Return the whole listing, line for line, without the pictures in it.

·····

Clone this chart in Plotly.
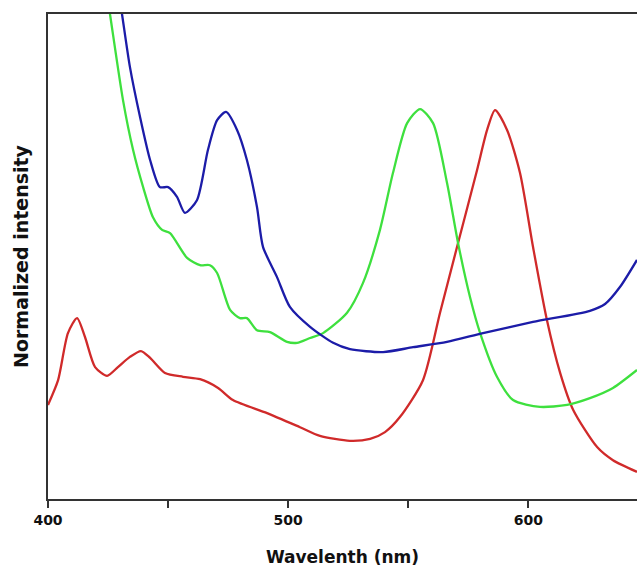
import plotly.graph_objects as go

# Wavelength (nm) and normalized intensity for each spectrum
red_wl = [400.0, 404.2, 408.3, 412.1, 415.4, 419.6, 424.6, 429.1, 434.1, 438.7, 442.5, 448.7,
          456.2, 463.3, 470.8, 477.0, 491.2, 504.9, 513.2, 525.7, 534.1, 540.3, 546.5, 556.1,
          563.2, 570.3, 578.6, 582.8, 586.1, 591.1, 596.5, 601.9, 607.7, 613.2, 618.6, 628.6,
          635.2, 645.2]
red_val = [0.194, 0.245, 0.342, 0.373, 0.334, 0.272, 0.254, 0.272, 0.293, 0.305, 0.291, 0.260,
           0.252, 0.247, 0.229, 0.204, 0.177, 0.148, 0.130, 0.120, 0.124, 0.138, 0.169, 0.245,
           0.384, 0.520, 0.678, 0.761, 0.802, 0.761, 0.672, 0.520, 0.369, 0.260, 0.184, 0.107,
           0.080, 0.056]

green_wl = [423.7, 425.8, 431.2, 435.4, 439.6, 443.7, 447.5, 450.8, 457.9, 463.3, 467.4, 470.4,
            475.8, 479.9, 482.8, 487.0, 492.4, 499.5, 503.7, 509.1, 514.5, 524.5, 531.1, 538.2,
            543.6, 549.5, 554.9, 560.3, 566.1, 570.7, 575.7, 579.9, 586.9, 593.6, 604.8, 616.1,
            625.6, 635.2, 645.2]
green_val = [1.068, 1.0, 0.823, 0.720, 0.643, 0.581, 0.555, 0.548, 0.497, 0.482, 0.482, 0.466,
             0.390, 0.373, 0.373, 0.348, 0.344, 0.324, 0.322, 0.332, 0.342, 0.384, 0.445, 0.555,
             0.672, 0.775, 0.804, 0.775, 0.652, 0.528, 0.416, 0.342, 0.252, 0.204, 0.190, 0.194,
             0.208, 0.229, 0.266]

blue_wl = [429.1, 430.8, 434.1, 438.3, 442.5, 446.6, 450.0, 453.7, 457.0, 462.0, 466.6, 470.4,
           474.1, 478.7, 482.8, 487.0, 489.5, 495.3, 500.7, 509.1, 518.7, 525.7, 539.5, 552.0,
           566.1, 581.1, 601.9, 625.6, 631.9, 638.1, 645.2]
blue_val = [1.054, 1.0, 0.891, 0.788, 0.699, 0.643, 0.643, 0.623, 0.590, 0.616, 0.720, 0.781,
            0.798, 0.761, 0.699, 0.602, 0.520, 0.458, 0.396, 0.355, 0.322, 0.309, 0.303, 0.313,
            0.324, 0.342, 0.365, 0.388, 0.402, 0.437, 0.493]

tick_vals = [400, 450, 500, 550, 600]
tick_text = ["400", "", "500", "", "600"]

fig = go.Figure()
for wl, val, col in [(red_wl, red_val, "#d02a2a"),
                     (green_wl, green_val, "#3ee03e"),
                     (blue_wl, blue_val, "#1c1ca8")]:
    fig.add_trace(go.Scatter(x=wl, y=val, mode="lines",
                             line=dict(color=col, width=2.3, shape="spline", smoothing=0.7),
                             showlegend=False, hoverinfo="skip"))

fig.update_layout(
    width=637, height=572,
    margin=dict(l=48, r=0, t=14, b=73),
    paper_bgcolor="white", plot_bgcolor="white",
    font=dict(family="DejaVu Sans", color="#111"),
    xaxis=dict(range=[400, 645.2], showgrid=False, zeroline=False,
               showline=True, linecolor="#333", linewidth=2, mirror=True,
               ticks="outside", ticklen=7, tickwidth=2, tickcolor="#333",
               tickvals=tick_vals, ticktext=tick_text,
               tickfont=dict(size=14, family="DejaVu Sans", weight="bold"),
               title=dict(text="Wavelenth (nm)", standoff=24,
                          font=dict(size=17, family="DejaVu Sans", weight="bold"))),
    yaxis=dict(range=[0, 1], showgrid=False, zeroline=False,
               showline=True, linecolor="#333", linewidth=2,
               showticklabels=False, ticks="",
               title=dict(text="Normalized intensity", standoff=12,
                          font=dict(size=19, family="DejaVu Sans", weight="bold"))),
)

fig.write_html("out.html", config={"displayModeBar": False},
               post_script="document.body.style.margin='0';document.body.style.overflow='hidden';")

·····

_TASK OUTPUT_.
Clone this chart in Plotly.
import plotly.graph_objects as go

# Wavelength (nm) and normalized intensity for each spectrum
red_wl = [400.0, 404.2, 408.3, 412.1, 415.4, 419.6, 424.6, 429.1, 434.1, 438.7, 442.5, 448.7,
          456.2, 463.3, 470.8, 477.0, 491.2, 504.9, 513.2, 525.7, 534.1, 540.3, 546.5, 556.1,
          563.2, 570.3, 578.6, 582.8, 586.1, 591.1, 596.5, 601.9, 607.7, 613.2, 618.6, 628.6,
          635.2, 645.2]
red_val = [0.194, 0.245, 0.342, 0.373, 0.334, 0.272, 0.254, 0.272, 0.293, 0.305, 0.291, 0.260,
           0.252, 0.247, 0.229, 0.204, 0.177, 0.148, 0.130, 0.120, 0.124, 0.138, 0.169, 0.245,
           0.384, 0.520, 0.678, 0.761, 0.802, 0.761, 0.672, 0.520, 0.369, 0.260, 0.184, 0.107,
           0.080, 0.056]

green_wl = [423.7, 425.8, 431.2, 435.4, 439.6, 443.7, 447.5, 450.8, 457.9, 463.3, 467.4, 470.4,
            475.8, 479.9, 482.8, 487.0, 492.4, 499.5, 503.7, 509.1, 514.5, 524.5, 531.1, 538.2,
            543.6, 549.5, 554.9, 560.3, 566.1, 570.7, 575.7, 579.9, 586.9, 593.6, 604.8, 616.1,
            625.6, 635.2, 645.2]
green_val = [1.068, 1.0, 0.823, 0.720, 0.643, 0.581, 0.555, 0.548, 0.497, 0.482, 0.482, 0.466,
             0.390, 0.373, 0.373, 0.348, 0.344, 0.324, 0.322, 0.332, 0.342, 0.384, 0.445, 0.555,
             0.672, 0.775, 0.804, 0.775, 0.652, 0.528, 0.416, 0.342, 0.252, 0.204, 0.190, 0.194,
             0.208, 0.229, 0.266]

blue_wl = [429.1, 430.8, 434.1, 438.3, 442.5, 446.6, 450.0, 453.7, 457.0, 462.0, 466.6, 470.4,
           474.1, 478.7, 482.8, 487.0, 489.5, 495.3, 500.7, 509.1, 518.7, 525.7, 539.5, 552.0,
           566.1, 581.1, 601.9, 625.6, 631.9, 638.1, 645.2]
blue_val = [1.054, 1.0, 0.891, 0.788, 0.699, 0.643, 0.643, 0.623, 0.590, 0.616, 0.720, 0.781,
            0.798, 0.761, 0.699, 0.602, 0.520, 0.458, 0.396, 0.355, 0.322, 0.309, 0.303, 0.313,
            0.324, 0.342, 0.365, 0.388, 0.402, 0.437, 0.493]

tick_vals = [400, 450, 500, 550, 600]
tick_text = ["400", "", "500", "", "600"]

fig = go.Figure()
for wl, val, col in [(red_wl, red_val, "#d02a2a"),
                     (green_wl, green_val, "#3ee03e"),
                     (blue_wl, blue_val, "#1c1ca8")]:
    fig.add_trace(go.Scatter(x=wl, y=val, mode="lines",
                             line=dict(color=col, width=2.3, shape="spline", smoothing=0.7),
                             showlegend=False, hoverinfo="skip"))

fig.update_layout(
    width=637, height=572,
    margin=dict(l=48, r=0, t=14, b=73),
    paper_bgcolor="white", plot_bgcolor="white",
    font=dict(family="DejaVu Sans", color="#111"),
    xaxis=dict(range=[400, 645.2], showgrid=False, zeroline=False,
               showline=True, linecolor="#333", linewidth=2, mirror=True,
               ticks="outside", ticklen=7, tickwidth=2, tickcolor="#333",
               tickvals=tick_vals, ticktext=tick_text,
               tickfont=dict(size=14, family="DejaVu Sans", weight="bold"),
               title=dict(text="Wavelenth (nm)", standoff=24,
                          font=dict(size=17, family="DejaVu Sans", weight="bold"))),
    yaxis=dict(range=[0, 1], showgrid=False, zeroline=False,
               showline=True, linecolor="#333", linewidth=2,
               showticklabels=False, ticks="",
               title=dict(text="Normalized intensity", standoff=12,
                          font=dict(size=19, family="DejaVu Sans", weight="bold"))),
)

fig.write_html("out.html", config={"displayModeBar": False},
               post_script="document.body.style.margin='0';document.body.style.overflow='hidden';")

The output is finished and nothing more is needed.